I wanted to write more about this/I did and then deleted them as I needed more space for other things. Maybe I should have kept them? Maybe I should have saved it for my next post?
It did weird me out the first time I saw her just sat there. I don’t know why, it just looked odd!
I never know what to call her. The woman who calls me every 2 weeks to talk about my mental health. I had thought about quitting the service as they probably have a waiting list and I don’t want to unnecessarily take up their resources. I just feel like I don’t have time for a 30 minute call every 2 weeks (lol) as it happens during B’s nap, but it is useful and it does make me think differently about things.
I was trying to hide it.
I have said it before. I wish I could just relax and do nothing, but I’m stubborn about making work. I obviously need to do it as well.
I was like ‘Do I though?’
It is more just a project that I feel I am stuck making for now. I don’t know how long I will do it for. I thought maybe until B is one, but maybe it is a more long-term thing now that I just need to do once a week, so I have time for other things?
At the moment this shoot sits on the so-so pile. I might feel differently about it later.
Some weeks I have really not wanted to do this project, particularly when B was a bit younger.
In my ArtsQuest article (ooh get me quoting myself) I said ‘I decided to set up the blog not long after giving birth in June 2020 in a sleep-deprived haze of confidence. There are times that I have told myself off for giving myself extra work as my stubbornness means I will continue to write posts for probably at least a few more years to come whether anyone reads it or not.‘
I am glad that I did not quit it when there were times that I wanted to. I think this project will be interesting to look back on when B is older.
My favourite shoots are definitely those where I am imitating B, so I just need to make it more fun and playful.
Sometimes I have ideas that pass quickly, but this one was stuck in my head to the point where I knew I needed to do it. I had been doing some research for it, but I usually work best by shooting and seeing where it goes. It’s meant to be a fun project, which is self-portraiture and sticks within my interests.

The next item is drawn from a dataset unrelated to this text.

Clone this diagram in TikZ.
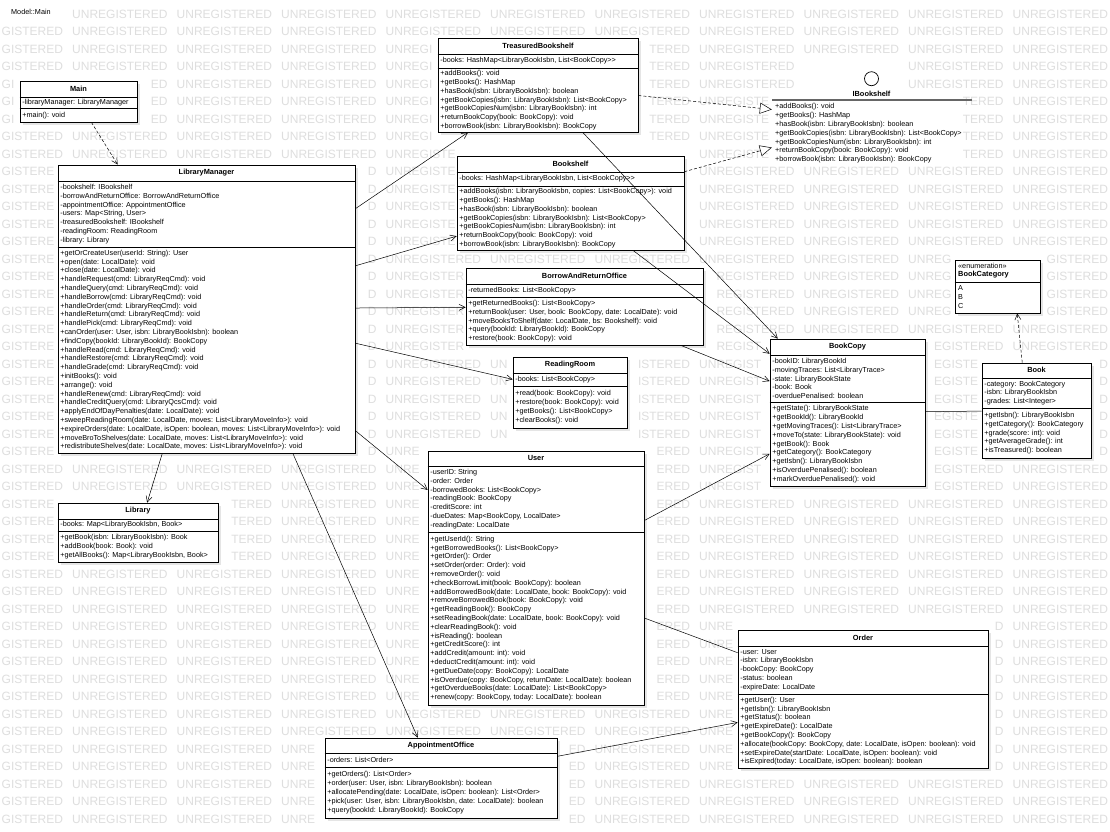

Starting a project is the hardest thing. Particularly now when my last few photography projects have generally been shoot, talk about it and post it, it’s weird doing work where it doesn’t feel like that might be the case. I may need to sit on it and see. It is another project though where I think I do just need to do keep shooting and accumulate mass to wade through.
Was that poetic? It seemed to be.
He’s just gone off for a bike ride and I had 3 hours in the morning to do things. BEAUTIFUL. It’s 10.30am now and B should be asleep for another 45 minutes, so I’m really enjoying getting things done. In the morning I have a list of things that I want to do in my head and it’s a long time to wait until 7.30pm when I can usually get more things done.
Nothing like waking yourself up with dance videos. I did 5 today. I usually do 3/4, and one was 7 minutes long!
My support befriender person said I’m disciplined. I guess it’s true.
I’ve always said with the dance videos that the project is over when I don’t want to do it anymore. Some weeks it feels like more of a slog (having to move furniture and stuff is always fun), but other times I do get into it more. It’s meant to be an exercise in not caring and today I didn’t care and just enjoyed it.
Oh, Mum guilt.
And he likes spending time with her. I do not faff so much anymore, particularly at this time of day when I know that I can not take the piss.
He works so hard and I want him to have time to rest and relax. Well, I guess playing with your daughter is relaxing?
At the moment the work comes when it comes, when it doesn’t come then I do my own work.
It’s a weird time.
If I’m left with 5 quid afterwards then what’s the point? Some people might say yeah it’s 5 quid, but it seems like a lot of hassle. Hopefully something will come up at some point, but for now I should enjoy spending time with B as I’m sure a lot of people would just prefer to be at home with their kids. I know I am lucky.
Having time away from B this morning makes me look forward to playing with her when she wakes up. I don’t feel as excited if I’m with her all day every day you know? No offence B.
I just want to have a gaggle of friends who we meet up with in the summer and chill in the park with. She might have to make do with younger friends but that’s fine. A lot of the younger babies that we have met will be acknowledging other babies/not sleeping all the time by the time the better weather comes around.
A lot of people seem to be cutting/condensing their hours to fewer days a week, so I guess there will be a day when people are free to play.
It always seems to come in phases – one week I talk to people and then I do not talk to anyone for a week.
I think people do not know how to start a conversation (like me).
This seems to be a good one. I don’t offend someone by misgendering their child, and it’s something that doesn’t seem too intimidating. I usually direct it to people who have sat their kid in the swing next to us.
One woman I think we might have seen once before, but the other one I really don’t think I have. We’ll see how long it takes to bump into them again.
Last time I spoke to more people I was feeling really down due to ‘am I pregnant/am I not?’ issues and other people made the effort, but now I am feeling better I am the one reaching out. I guess things go in waves, but I want to keep getting mentally and physically stronger.